Using feed as an incentive for training is a useful method, but too much reward could make the horse go from fit to fat.

“People are doing the best they know how,” Black continued, “but humans have taken animals that have been bred for centuries to work and be fit, and in only a few decades, fed and confined them.

“If we just step back and make an observation, the cure to a lot of our horses’ problems is obvious,” Black insisted. “We are feeding them like Sumo wrestlers and then wanting them to work like soccer players.”

Horse are not mentally or structurally designed for this life of luxury. “When I see horses that are over cared for and compare the problems, there is no question: overfeeding is a problem,” Black contended

Ranch horses may look like the high school cross country team, but they are healthy, fit and without the psychological problems found in stables and backyards.

“What most people identify as discipline problems with their horses is more likely too much stored energy,” Black said. “When horses consume high-energy feeds, they become hyperactive and need the chance to exercise.”

Horses that are confined and overfed have problems with hypertension, digestion, soundness, cribbing, weaving, ulcers, colic, founder, parasites and viruses.. “If they are in training, the handlers will be challenged with directing the excess energy,” Black assured..

“I see more problems mentally and physically with horses being overfed and under-worked than with horses that are burning as much energy as they consume and maybe show a trace of their skeletal structure.” Black said.

Feeding is one of the most rewarding chores of horse ownership. But many horses, given the opportunity, will eat far more than they need, tipping the scale to an unhealthy balance.

“No matter how much your horse enjoys eating, you do him a disservice by overfeeding,” Black said. “Excess pounds put a strain on virtually every body system.

Obesity is a serious health condition, but, unfortunately, many horse owners still over feed their horses, especially when not being worked regularly.

“A far kinder strategy is to supply food and exercise in proper amounts to keep your horse fit and healthy,” Black demanded.

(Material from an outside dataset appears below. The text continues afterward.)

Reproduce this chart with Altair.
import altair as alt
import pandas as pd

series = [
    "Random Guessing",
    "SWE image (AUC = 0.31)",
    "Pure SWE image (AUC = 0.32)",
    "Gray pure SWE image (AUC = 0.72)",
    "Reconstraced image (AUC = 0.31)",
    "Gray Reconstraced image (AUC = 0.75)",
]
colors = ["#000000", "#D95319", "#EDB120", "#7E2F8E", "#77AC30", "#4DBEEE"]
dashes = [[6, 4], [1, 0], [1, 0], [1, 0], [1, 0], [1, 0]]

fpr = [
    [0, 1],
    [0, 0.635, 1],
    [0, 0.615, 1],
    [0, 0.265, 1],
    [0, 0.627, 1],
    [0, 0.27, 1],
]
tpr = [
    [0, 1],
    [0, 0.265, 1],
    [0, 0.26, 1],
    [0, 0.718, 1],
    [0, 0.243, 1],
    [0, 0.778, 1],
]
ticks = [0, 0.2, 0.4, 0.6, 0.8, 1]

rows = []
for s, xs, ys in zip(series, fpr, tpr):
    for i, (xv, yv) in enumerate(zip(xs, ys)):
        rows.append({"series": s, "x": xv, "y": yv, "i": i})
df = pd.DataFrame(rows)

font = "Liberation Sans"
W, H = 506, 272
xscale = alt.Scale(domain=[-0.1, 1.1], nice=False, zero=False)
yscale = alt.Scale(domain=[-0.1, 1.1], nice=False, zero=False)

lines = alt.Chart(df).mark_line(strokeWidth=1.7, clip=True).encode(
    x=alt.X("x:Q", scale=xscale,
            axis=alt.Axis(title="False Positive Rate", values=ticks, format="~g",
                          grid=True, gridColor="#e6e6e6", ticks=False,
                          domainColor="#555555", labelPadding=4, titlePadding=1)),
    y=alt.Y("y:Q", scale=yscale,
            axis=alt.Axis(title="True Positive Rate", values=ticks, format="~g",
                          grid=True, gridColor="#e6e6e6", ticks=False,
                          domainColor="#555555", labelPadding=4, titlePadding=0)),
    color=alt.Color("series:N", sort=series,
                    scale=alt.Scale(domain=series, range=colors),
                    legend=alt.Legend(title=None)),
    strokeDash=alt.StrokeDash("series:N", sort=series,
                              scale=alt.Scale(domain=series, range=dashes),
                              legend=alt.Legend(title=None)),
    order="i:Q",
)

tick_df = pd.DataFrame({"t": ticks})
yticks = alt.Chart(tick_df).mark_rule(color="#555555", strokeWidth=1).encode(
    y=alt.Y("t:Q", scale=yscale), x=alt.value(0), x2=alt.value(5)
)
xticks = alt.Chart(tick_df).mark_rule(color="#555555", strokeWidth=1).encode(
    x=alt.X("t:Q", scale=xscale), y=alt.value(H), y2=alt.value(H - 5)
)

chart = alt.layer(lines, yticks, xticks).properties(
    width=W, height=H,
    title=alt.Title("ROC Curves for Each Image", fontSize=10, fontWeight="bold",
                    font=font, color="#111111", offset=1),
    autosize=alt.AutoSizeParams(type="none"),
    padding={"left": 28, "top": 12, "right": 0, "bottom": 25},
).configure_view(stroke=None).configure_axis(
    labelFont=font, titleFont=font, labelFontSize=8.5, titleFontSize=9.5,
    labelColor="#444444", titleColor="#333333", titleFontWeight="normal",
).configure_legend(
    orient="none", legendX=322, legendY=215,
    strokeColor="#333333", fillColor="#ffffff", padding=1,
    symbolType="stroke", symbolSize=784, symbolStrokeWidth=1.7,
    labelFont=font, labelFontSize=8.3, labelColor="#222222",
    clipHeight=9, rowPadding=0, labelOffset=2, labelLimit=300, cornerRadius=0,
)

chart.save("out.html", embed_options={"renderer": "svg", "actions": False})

Maintaining the ideal weight is not always easy, however. Some horses are what are called “easy keepers.” They require minimal calories to maintain optimal body condition.

Many adult horses, especially those in their middle years, begin to retain unneeded body weight due to reduced activity and a slowdown in metabolism, becoming obese.

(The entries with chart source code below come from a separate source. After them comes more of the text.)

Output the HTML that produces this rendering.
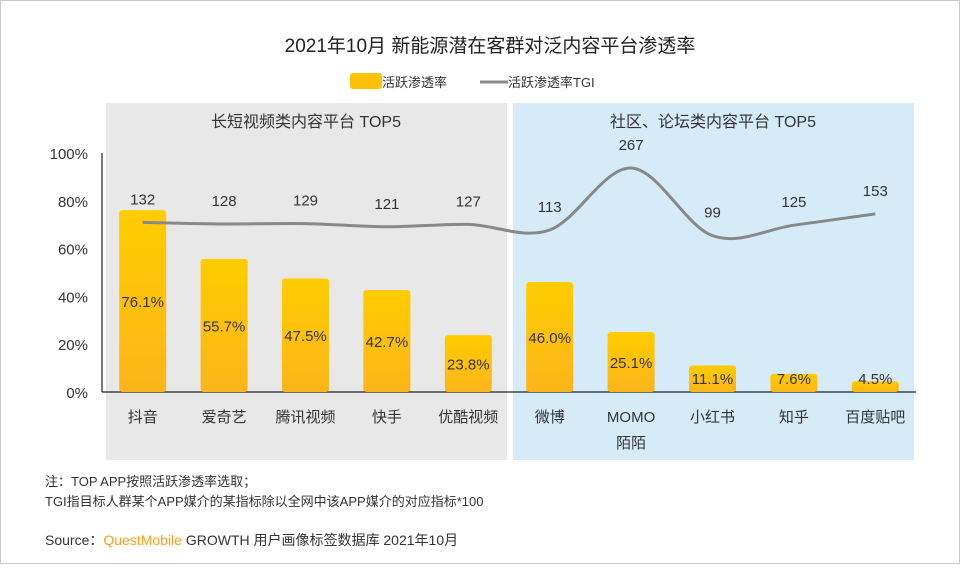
<!DOCTYPE html>
<html><head><meta charset="utf-8"><style>
html,body{margin:0;padding:0;background:#fff}
body{width:960px;height:564px;overflow:hidden;font-family:"Liberation Sans","Noto Sans CJK SC",sans-serif}
svg text{font-family:"Liberation Sans","Noto Sans CJK SC",sans-serif}
</style></head><body>
<svg id="chart" width="960" height="564" viewBox="0 0 960 564" xmlns="http://www.w3.org/2000/svg">
<defs><linearGradient id="bg" x1="0" y1="0" x2="0" y2="1"><stop offset="0" stop-color="#FFCC00"/><stop offset="1" stop-color="#FCB51A"/></linearGradient></defs>
<rect x="0.5" y="0.5" width="959" height="563" fill="#fff" stroke="#c8c8c8"/>
<text x="490" y="52" text-anchor="middle" font-size="19" fill="#222">2021年10月 新能源潜在客群对泛内容平台渗透率</text>
<g>
<rect x="350" y="73" width="32" height="16" rx="3" fill="#FFC107"/>
<text x="382" y="87" font-size="13" fill="#333">活跃渗透率</text>
<line x1="480" y1="82" x2="508" y2="82" stroke="#888" stroke-width="3"/>
<text x="508" y="87" font-size="13" fill="#333">活跃渗透率TGI</text>
</g>
<rect x="106" y="103" width="401" height="357" fill="#e8e8e8"/>
<rect x="513" y="103" width="401" height="357" fill="#d6ebf8"/>
<text x="306" y="127" text-anchor="middle" font-size="16" fill="#333">长短视频类内容平台 TOP5</text>
<text x="713" y="127" text-anchor="middle" font-size="16" fill="#333">社区、论坛类内容平台 TOP5</text>
<g id="axes"></g><g id="bars"></g><g id="line"></g>
<text x="45" y="486" font-size="13" fill="#333">注：TOP APP按照活跃渗透率选取；</text>
<text x="45" y="506" font-size="13" fill="#333">TGI指目标人群某个APP媒介的某指标除以全网中该APP媒介的对应指标*100</text>
<text x="45" y="545" font-size="14" fill="#333">Source：<tspan fill="#F7A21B">QuestMobile</tspan> GROWTH 用户画像标签数据库 2021年10月</text>
</svg>
<script>
const categories=["抖音","爱奇艺","腾讯视频","快手","优酷视频","微博","MOMO|陌陌","小红书","知乎","百度贴吧"];
const penetration=[76.1,55.7,47.5,42.7,23.8,46.0,25.1,11.1,7.6,4.5];
const tgi=[132,128,129,121,127,113,267,99,125,153];
const yTicks=[0,20,40,60,80,100];
const NS="http://www.w3.org/2000/svg";
const X0=102,X1=916,Y0=392,Y100=153;
const bw=(X1-X0)/categories.length;
const xc=i=>X0+bw*(i+0.5);
const yP=v=>Y0-(Y0-Y100)*v/100;
const yT=v=>275.5-0.4026*v;
function mk(t,a,p){const e=document.createElementNS(NS,t);for(const k in a)e.setAttribute(k,a[k]);p.appendChild(e);return e;}
const ax=document.getElementById('axes'),bg=document.getElementById('bars'),lg=document.getElementById('line');
yTicks.forEach(t=>{const e=mk('text',{x:88,y:yP(t)+6,'text-anchor':'end','font-size':15,fill:'#333'},ax);e.textContent=t+'%';

});
let l=mk('line',{x1:X0,y1:Y100,x2:X0,y2:Y0,stroke:'#222','stroke-width':1.2},ax);


l=mk('line',{x1:X0,y1:Y0,x2:X1,y2:Y0,stroke:'#222','stroke-width':1.2},ax);


categories.forEach((c,i)=>{
 const parts=c.split('|');
 parts.forEach((p,j)=>{const e=mk('text',{x:xc(i),y:422+j*26,'text-anchor':'middle','font-size':15,fill:'#333'},ax);e.textContent=p;
 
 });
 const v=penetration[i],top=yP(v);
 const r=mk('rect',{x:xc(i)-23.5,y:top,width:47,height:Y0-top,rx:3,fill:'url(#bg)'},bg);
 
 
 const t=mk('text',{x:xc(i),y:Math.min((top+Y0)/2,Y0-14)+6,'text-anchor':'middle','font-size':15,fill:'#333'},bg);t.textContent=v.toFixed(1)+'%';
 
 
});
const pts=tgi.map((v,i)=>[xc(i),yT(v)]);
let d='M'+pts[0][0]+','+pts[0][1];
for(let i=0;i<pts.length-1;i++){const p0=pts[Math.max(0,i-1)],p1=pts[i],p2=pts[i+1],p3=pts[Math.min(pts.length-1,i+2)];const k=0.5/3*1.0;
 d+=` C${p1[0]+(p2[0]-p0[0])*k},${p1[1]+(p2[1]-p0[1])*k} ${p2[0]-(p3[0]-p1[0])*k},${p2[1]-(p3[1]-p1[1])*k} ${p2[0]},${p2[1]}`;}
const path=mk('path',{d:d,fill:'none',stroke:'#888','stroke-width':3},lg);


tgi.forEach((v,i)=>{const t=mk('text',{x:xc(i),y:yT(v)-18,'text-anchor':'middle','font-size':15,fill:'#333'},lg);t.textContent=v;
 
 });
</script>
</body></html>
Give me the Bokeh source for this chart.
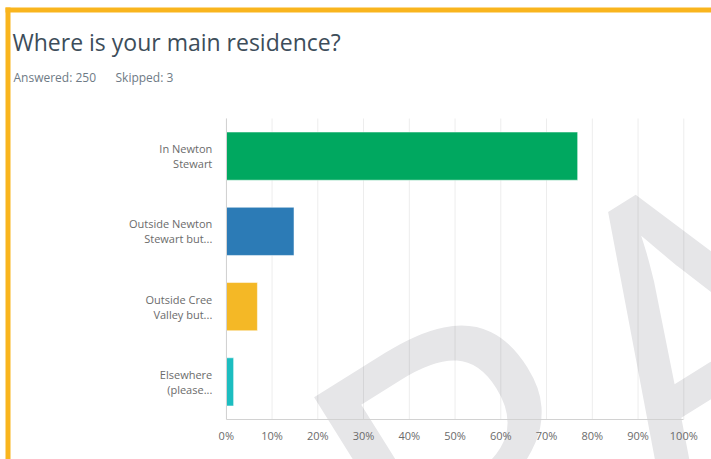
from bokeh.plotting import figure
from bokeh.models import (Range1d, FixedTicker, CustomJSTickFormatter,
                          Label, ColumnDataSource, BoxAnnotation)
from bokeh.embed import file_html
from bokeh.resources import INLINE

# ---- data -------------------------------------------------------------
title_text = "Where is your main residence?"
answered_text = "Answered: 250"
skipped_text = "Skipped: 3"
watermark_text = "DRAFT"
categories = ["In Newton\nStewart", "Outside Newton\nStewart but...",
              "Outside Cree\nValley but...", "Elsewhere\n(please..."]
percent = [76.8, 14.8, 6.8, 1.6]
colors = ["#00A860", "#2C7BB6", "#F4B826", "#1CBDC0"]
x_ticks = [0, 10, 20, 30, 40, 50, 60, 70, 80, 90, 100]

# ---- canvas geometry (frame covers whole canvas, axes pinned inside) ---
W, H = 711, 459
X0, PX_PER_PCT = 225.8, 4.575
Y_TOP, Y_BOT = 118, 419
n = len(categories)
py = (Y_BOT - Y_TOP) / n
WM_X, WM_Y = 646, 356           # watermark centre, canvas pixels

p = figure(width=W, height=H, output_backend="svg", toolbar_location=None,
           x_range=Range1d(-X0 / PX_PER_PCT, (W - X0) / PX_PER_PCT),
           y_range=Range1d(-(H - Y_BOT) / py, n + Y_TOP / py),
           min_border=0, min_border_left=0, min_border_right=0,
           min_border_top=0, min_border_bottom=0,
           outline_line_color=None, background_fill_color="white",
           border_fill_color="white")
p.title.visible = False
p.xgrid.visible = False
p.ygrid.visible = False

# watermark behind the chart
p.add_layout(Label(x=WM_X, y=H - WM_Y, x_units="screen", y_units="screen",
                   text=watermark_text, angle=32, angle_units="deg",
                   text_font="Open Sans", text_font_size="435px",
                   text_color="#e6e6e8", text_align="center",
                   text_baseline="middle", level="underlay"))

# grid lines within the category band
p.segment(x0=x_ticks, y0=[0] * len(x_ticks), x1=x_ticks, y1=[n] * len(x_ticks),
          line_color="black", line_alpha=0.075, line_width=1)

# bars
ypos = [n - i - 0.5 for i in range(n)]
src = ColumnDataSource(dict(y=ypos, pct=percent, color=colors))
p.hbar(y="y", right="pct", left=0, height=0.64, fill_color="color",
       line_color="white", line_alpha=0.5, line_width=1, source=src)

# axes pinned at the chart's origin
xa, ya = p.xaxis[0], p.yaxis[0]
xa.fixed_location = 0
ya.fixed_location = 0
xa.bounds = (0, 100)
ya.bounds = (0, n)
xa.ticker = FixedTicker(ticks=x_ticks)
xa.formatter = CustomJSTickFormatter(code="return tick + '%';")
ya.ticker = FixedTicker(ticks=ypos)
ya.formatter = CustomJSTickFormatter(args=dict(labels=categories),
                                     code="return labels[labels.length - 1 - Math.floor(tick)];")
for ax in (xa, ya):
    ax.axis_line_color = "#d2d2d2"
    ax.major_tick_line_color = None
    ax.minor_tick_line_color = None
    ax.major_tick_out = 0
    ax.major_tick_in = 0
    ax.major_label_text_font = "Open Sans"
    ax.major_label_text_font_size = "11px"
    ax.major_label_text_color = "#6b6b6b"
xa.major_label_standoff = 8
ya.major_label_standoff = 14
ya.major_label_text_line_height = 1.0

# title & subtitle
p.add_layout(Label(x=12, y=H - 41, x_units="screen", y_units="screen",
                   text=title_text, text_font="Open Sans", text_font_size="23px",
                   text_color="#3d4d5a", text_baseline="alphabetic"))
p.add_layout(Label(x=13, y=H - 77, x_units="screen", y_units="screen",
                   text=answered_text, text_font="Open Sans", text_font_size="12px",
                   text_color="#6e7a85", text_baseline="alphabetic"))
p.add_layout(Label(x=115, y=H - 77, x_units="screen", y_units="screen",
                   text=skipped_text, text_font="Open Sans", text_font_size="12px",
                   text_color="#6e7a85", text_baseline="alphabetic"))

# orange page border (top and left)
border = "#F9B51E"
p.add_layout(BoxAnnotation(left=5, right=W, top=H - 7, bottom=H - 12,
                           left_units="screen", right_units="screen",
                           top_units="screen", bottom_units="screen",
                           fill_color=border, fill_alpha=1, line_color=None))
p.add_layout(BoxAnnotation(left=5, right=10, top=H - 7, bottom=0,
                           left_units="screen", right_units="screen",
                           top_units="screen", bottom_units="screen",
                           fill_color=border, fill_alpha=1, line_color=None))

open("out.html", "w").write(file_html(p, INLINE))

However, it’s also important to realize that corn, oats, barley and molasses do not supply a consistent energy supply for a performance horse who is working hard.

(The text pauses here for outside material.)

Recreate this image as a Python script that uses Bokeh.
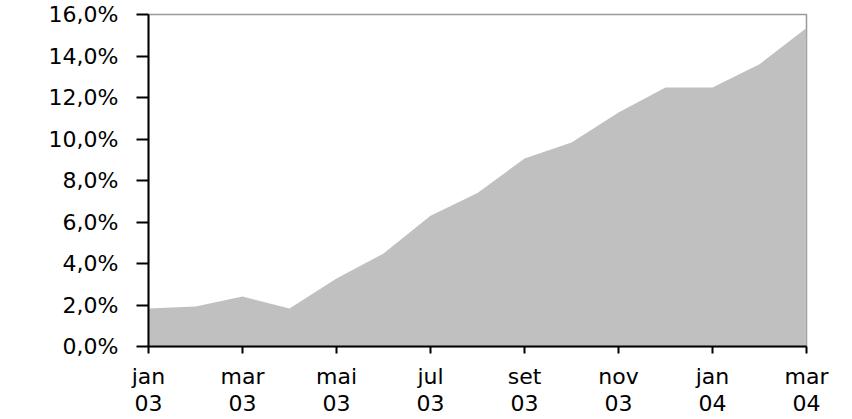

“These feeds contain excessive carbohydrates that lead to hypersensitivity, because of the horse’s inability to utilize too many carbohydrates at a given time,” Black said.

Also, the nutrient levels of high-protein hay are often not consistent.  The hay a horse gets today may be richer or poorer than what he gets tomorrow, even though it came from the same field and looks the same.

“Hay is not a reliable nutrient source for performance horses, but it is necessary in every horse’s diet,” Black said. “Good grass hay will provide plenty of roughage and a great source of fiber.”

In bagged feeds, Black said the key things to look for are vitamin levels, organic minerals rather than inorganic, which the horse is unable to utilize, and fatty acids, which provide a more consistent energy source than excess carbohydrates.

“I am not a nutritionist, but I deal with many horse problems and have witnessed much success in health and training programs when the right balance is found between nutrition and the horse’s workload,” Black said.

Some situations don’t allow horses to have the space they need. However, things can still be brought into balance.

Owners need to owners recognize the effects of their feeding programs and allow more unrestricted exercise or work, or the consumption of less energy.

“Without the excess energy, more training could be done without extreme training methods, which would result in happier, more willing horses,” according to Black.

“There is no doubt in my mind that if we could ask the horses who is the happiest and feels the best, it would be the ones without the crease down their backs,” Black summarized.